If it still bothers you, a remineralization filter raises the pH to neutral or slightly alkaline by adding mineral content back in. The Bluevua ROPOT's mineral stage does this automatically.


RO vs. distilled water (they're not the same)


People sometimes lump these together. They shouldn't.


Distilled water is made by boiling water and catching the steam. It's extremely pure but has zero minerals, zero dissolved oxygen, and a flat, lifeless taste. It's meant for irons and lab equipment, not for drinking every day.


RO water is made by pushing water through a membrane under pressure. When you add remineralization, you end up with purified water that has beneficial minerals and tastes natural. It's designed for daily drinking and cooking.


If you've heard that "purified water tastes bad," the person was probably talking about distilled. Remineralized RO water tastes like good spring water, because the mineral profile ends up similar.


How the Bluevua ROPOT is built to handle all of this


The ROPOT exists because "pure" and "good-tasting" shouldn't be an either/or.


The five-stage system starts with pre-filtration to catch sediment and protect the RO membrane. Activated carbon grabs chlorine and organic chemicals. The 0.0001-micron RO membrane does the heavy lifting on PFAS, lead, arsenic, microplastics, fluoride, nitrates, bacteria, and the rest. Post-carbon polishing cleans up the taste. And the mineral filter at the end adds calcium, magnesium, potassium, and zinc back in.


After the membrane stage, your water tests at near-zero TDS. After remineralization, it has the mineral balance you'd expect from a quality bottled water. The built-in LCD display shows both numbers so you can see what's happening at each stage.


The whole thing sits on your counter and plugs into a wall outlet. No plumber. No tools. The 60-ounce borosilicate glass carafe keeps your water out of plastic. Filters last 12 to 24 months, and the auto-rinse cycle helps them go the distance.


So, bottom line...


RO water is safe. The mineral concern is a footnote, not a dealbreaker, and remineralization makes it irrelevant for most people.


Meanwhile, 176 million Americans have PFAS in their tap water. Lead pipes are still in the ground. Microplastics are in everything. The more honest version of this question is probably: how safe is the water you're already drinking without any filtration?

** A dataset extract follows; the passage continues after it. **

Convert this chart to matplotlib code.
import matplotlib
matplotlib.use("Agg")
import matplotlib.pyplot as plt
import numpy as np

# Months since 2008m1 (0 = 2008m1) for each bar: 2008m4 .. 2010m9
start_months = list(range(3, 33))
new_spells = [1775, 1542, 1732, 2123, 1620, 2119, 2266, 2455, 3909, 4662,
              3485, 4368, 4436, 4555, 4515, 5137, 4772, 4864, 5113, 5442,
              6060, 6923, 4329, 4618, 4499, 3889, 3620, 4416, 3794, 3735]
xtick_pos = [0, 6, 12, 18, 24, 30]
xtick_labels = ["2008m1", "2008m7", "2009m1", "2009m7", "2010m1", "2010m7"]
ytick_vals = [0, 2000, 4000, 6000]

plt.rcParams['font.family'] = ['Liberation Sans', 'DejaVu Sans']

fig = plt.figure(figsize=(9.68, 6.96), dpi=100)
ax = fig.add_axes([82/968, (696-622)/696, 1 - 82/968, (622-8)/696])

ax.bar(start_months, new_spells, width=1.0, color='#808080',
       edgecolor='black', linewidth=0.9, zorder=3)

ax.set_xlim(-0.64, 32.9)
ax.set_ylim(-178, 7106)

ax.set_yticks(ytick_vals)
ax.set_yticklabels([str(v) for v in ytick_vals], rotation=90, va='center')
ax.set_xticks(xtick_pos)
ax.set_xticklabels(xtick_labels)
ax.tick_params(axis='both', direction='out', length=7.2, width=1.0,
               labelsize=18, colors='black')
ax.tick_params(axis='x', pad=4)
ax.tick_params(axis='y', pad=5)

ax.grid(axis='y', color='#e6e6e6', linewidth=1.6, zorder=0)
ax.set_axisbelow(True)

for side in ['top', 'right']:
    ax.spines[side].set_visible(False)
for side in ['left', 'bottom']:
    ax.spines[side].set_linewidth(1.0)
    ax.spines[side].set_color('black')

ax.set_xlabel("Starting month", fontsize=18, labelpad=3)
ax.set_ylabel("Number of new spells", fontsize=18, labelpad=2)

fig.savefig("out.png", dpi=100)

For most households, a remineralized RO system like the Bluevua ROPOT doesn't make water "safe enough." It makes it measurably safer than what you've been drinking.


Common questions


**Can babies drink RO water?**

Yes, as long as the system has remineralization. RO with minerals added back is actually preferred by some pediatricians because it removes lead and nitrates, which are especially harmful to infants. If your RO system doesn't remineralize, talk to your pediatrician about supplementing.


**Does RO water pull minerals out of your body?**

No. This gets repeated online but there's no credible science behind it. Your body regulates mineral balance through diet, not through the mineral content of your water. You get calcium from food, not from tap water.


**Is RO water better than spring water?**

Remineralized RO water is more consistent. Spring water quality depends entirely on the source, and commercial bottled spring water has tested positive for microplastics and other contaminants. With RO, you know exactly what's in it because you can see the TDS numbers.


**How can I tell if my RO system is still working?**

A TDS monitor. The Bluevua ROPOT has one built in. You're looking for a 90%+ drop in total dissolved solids between your tap water reading and the filtered reading. When that gap shrinks, swap the filter.